If anyone is wondering why Palin’s handlers are harping on anything but the issues, it’s because the moment Palin starts expressing her political views, it’ll be abundantly clear that she’s a fascist religious nutjob who wants to impose her God into your bodies, your schools, your taxes, your job, the books you read, and the military operations your sons and daughters will have to carry out in some foreign land.

And when she slips up during an interview and makes it painfully obvious that she doesn’t know what the “Bush Doctrine” even is, the Right Wing knuckleheads suddenly come out of the woodwork and say that said doctrine is too “amorphous” to define in any specific way. Yet, back in 2005, McCain specifically explained what the “Bush Doctrin” was during his own interview.

The Bush Doctrine is a doctrine of cause-less preemptive war. Up until Georgie-Porgie-Puddin-Pie, centuries of international law had drawn a line in the sand saying that a country could preemptively attack a second country if that second country was clearly about to launch an imminent attack against the first. This was usually defined as the mobilization of military forces and such. Georgie decided that put the bar too high and required too much objective evidence that was just too hard to fabricate. So, instead, Georgie came out with a “Doctrine” that said he could invade any country, at any time, for any reason. Even if attack from that country was not emminent.

This “Doctrine”, this idiotic line of “thought”, is exactly the “thinking” that got us into Iraq. Intelligence agencies were saying there was no link between Iraq and 9/11. American and UN weapon inspectors were saying there were no WMD’s in Iraq, and that inspections should be completed in a few months to certify Iraq was free of WMD’s. But because Georgie the Decider made decisions based off how his “gut” happened to “feel” at any particular moment, he felt that we should invade Iraq.

When asked she supported the idea of making Georgia (which directly borders Russia, and which Russia invaded just recently) a member of NATO, Palin said yes. When the interviewer asks if making Georgia a member of NATO, wouldn’t that mean we’d have to go to war with Russia if they invade Georgia again, Palin, like a clueless schoolgirl, says “Perhaps so”. War with Russia?!? Even Vizzini knows never get involved in a land war in Asia. But Palin wants to jump right in.

McCain singing “Bomb, Bomb, Bomb Iran” is nothing more than a continuation of this moronic “Bush doctrine”.

And the reason McCain’s handlers are harping on anything but the issues is because the moment McCain opens his mouth about ANYTHING, it’ll be clear that he’s saying whatever he needs to say to be elected, saying what he needs to say to appeal to his new base of right wing religious nutjobs, and even saying stuff that DIRECTLY CONTRADICTS everything he said even a couple years ago.

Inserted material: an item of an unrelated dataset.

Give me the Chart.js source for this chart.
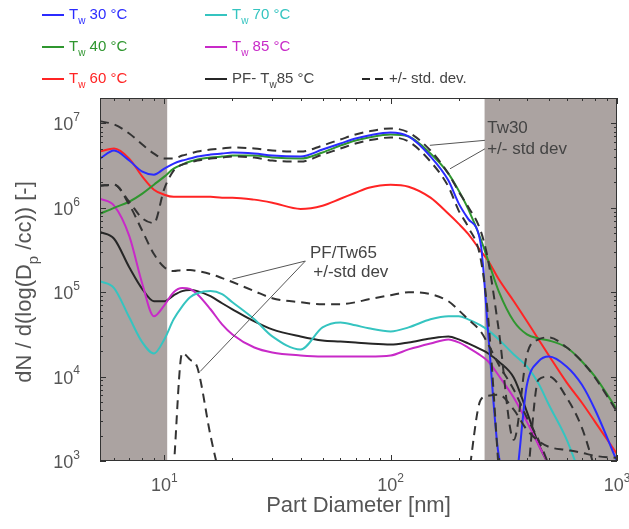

That’s why the Republicans are outraged over Obama’s “lipstick on a pig” comment, because it’s avoiding talking about political issues like the economy, Iraq, and so on. That’s why McCain needed a little video reminder that he had used the same “lipstick on a pig” to describe Hillary Clinton and her policies. That’s why McCain took DAYS to come out and say Obama didn’t call Palin a pig, finally, because it distracts from the issues.